On Wednesday, December 11, the French government unveiled the details of its proposed pension reform plan. On Tuesday, the second day of mass mobilizations took to the streets, while the ongoing general strike reached its sixth day, continuing to grind transportation across France to a halt.
Though the turnout fell from the first demonstrations held last Thursday, they still retained their force with broad participation from teachers, students, and trade unionists. The General Confederation of Workers (CGT) estimated that there were 885,000 participants, compared to the 1.5 million they had calculated after the first march.
Union leaders have been careful not to call for an unlimited general strike. They have left the responsibility and choice of renewal to the workers on a case-by-case and local basis, leaving themselves room to negotiate with the government. Even at their most combative, union leaders have continued consulting with the government in talks that have been going on for months, even while the workers reject the reform as a whole. The CGT has taken the position of rejecting the current reform plan while supporting the idea of another reform. However, no truly progressive reform will be achievable without directly confronting Macron and his neoliberalism.
Before the demonstration, the secretary general of the CGT, Philippe Martinez, made a statement: “I hope Macron will listen to the social anger that is manifesting even more forcefully these days, but that we have been seeing for months. Let him withdraw his project and let us seriously discuss the necessary improvement of the reform system, which is one of the best in the world.”
On the eve of Prime Minister Édouard Philippe’s presentation of the entire reform, Martinez said that there is a problem of “financing” in the current pension system but demanded that any new adjustments be “supportive” and that they be fixed by creating more work, raising the contribution paid by employers, and raising salaries.

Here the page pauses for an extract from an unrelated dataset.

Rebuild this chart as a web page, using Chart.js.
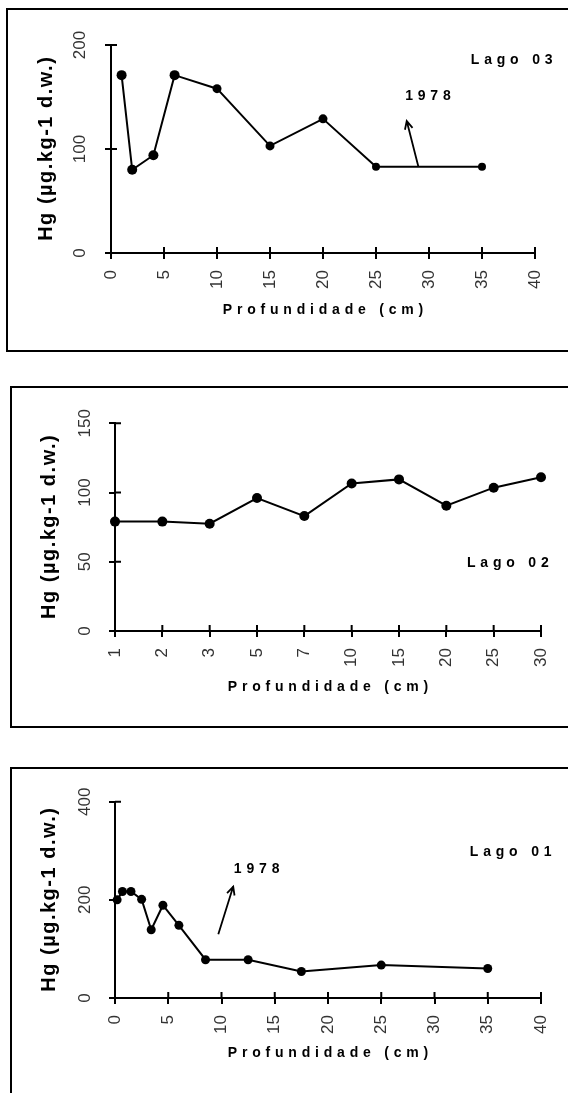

“What we want is for the government to completely withdraw this reform and then we’ll talk,” added the trade unionist. He announced that, on Tuesday night, they would decide in an inter-union meeting how the movement will continue.
In the capital, the government once again responded to the workers with repression. Security forces blocked much of the southern area of the city, from the Garden of the Invalids to Denfert-Rocheareau Square, where the march took place. Meanwhile the city remains virtually paralyzed by the continued strike of public transport workers with only 6 of the 16 metro lines in operation.
The striking workers have raised slogans against precariousness. Students and professors have also taken up these slogans, forcefully rejecting the reform and declaring it “the straw that broke the camel’s back.”
Charlene Dupont, a professor at the University of Paris-East Creteil, told Efe: “We have the feeling that we are being drowned more and more every day. This goes beyond retirement, it is a cry against the worsening of public services, working conditions, overcrowded classes, and students overwhelmed by precariousness.”
Aspects of the General Strike Against Macron
At the national level, with three quarters of the conductors on strike, the national railway company SNCF is running only 20% of its long and mid-distance trains. Only one in five trains will work while the lines with Spain and Italy will remain cut. Railway difficulties are anticipated at least through the end of the week.
Meanwhile, Air France has cancelled more than 30% of its flights and EasyJet up to 92%, after the Directorate-General for Civil Aviation (DGAC) requested a reduction of flight schedules by 20%.
Faced by these challenges, the government has thus far maintained its resolve. PM Philippe has confirmed, “We intend to build a universal regime, by distribution and by points. This is what the president committed himself to and this is what we are going to do.” He added that there will be no “magic announcements.”
Before Tuesday’s mobilization, the Executive had previously only advanced that there will be a unification of the 42 pension systems and that the calculation of pensions will be done through a points system. With this supposed “simplification,” Macron’s government is attempting to obscure its true goal: an end to “special regimes” that are in fact conquests of the workers and that support those who work in unhealthy conditions. There are special regimes for the public railway company (SNCF) and for public transport in the Paris region (RATP), both of which comprise the hard core of the mobilizations.
Last Thursday’s historic day of strikes and mobilizations showed the enormous strength of the working class when it struggles together. The decrease in the participation of the second day does not indicate a waning will but rather attests to the union leaderships’ attempts to contain the movement. They prefer instead to remain with Macron at the negotiation table. In order to definitively stop all attempts at reform, the workers must overcome their current leaderships and take the struggle into their own hands.